Clamped between the two pressure plates 8 are blocks 9 of varistor material, such as for example ZnO. The blocks 9 are generally of a cylindrical design. Inserted between the pressure plates 8 and the respectively next block 9 is a cylindrically designed grooved disk 10, which has a central bore, and similarly there is always a grooved disk 10 inserted between neighboring blocks 9. The threaded pins 4 act on the pressure plates 8, possibly via the wave washers 1a. When introducing the described parts into the frame 1, it must be ensured that no gaps into which insulating material could penetrate during casting remain open between the parts. The actual contact force between the active parts is produced by the threaded pins 4, which are tightened with a predetermined torque and are subsequently secured against twisting in one of the known ways. Subsequently, onto each of the threaded pins 4 there is pushed a sealing disk 11, the cross section of which is adapted to the end piece 2 and is of an elliptical or cylindrical design here. The sealing disk 11 is preferably produced from a weather-resistant aluminum alloy, such as for example AlMg3. The sealing disk 11 may be fabricated from stainless steel, brass or bronze. The sealing disk 11 is pressed against the end face of the frame 1 in each case by means of a nut 12 screwed onto the respective threaded pin 4. The sealing disk 11 is to seal the finished surge arrester against environmental effects. Together with the shoulder 6, the sealing disk 11 forms a groove, which is filled with electrically insulating plastic during encapsulation.

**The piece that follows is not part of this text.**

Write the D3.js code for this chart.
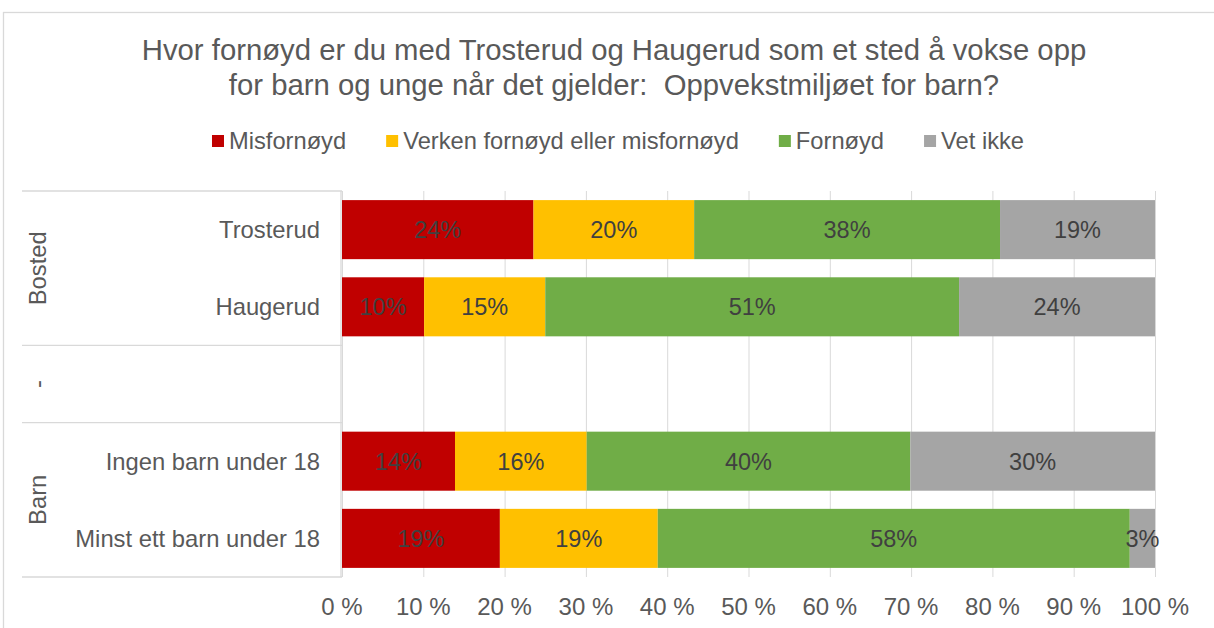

The thus preassembled arrangement is placed into a mold and encapsulated with a casing 13 of electrically insulating plastic, without any gaps or voids, up to the sealing disk 11. A suitable plastic for this is, for example, silicone rubber. During encapsulating, at the same time insulating shields 14 are molded onto the casing 13. The threaded pins 4 which are required for the electrical connections of the surge arrester remain as bare metal.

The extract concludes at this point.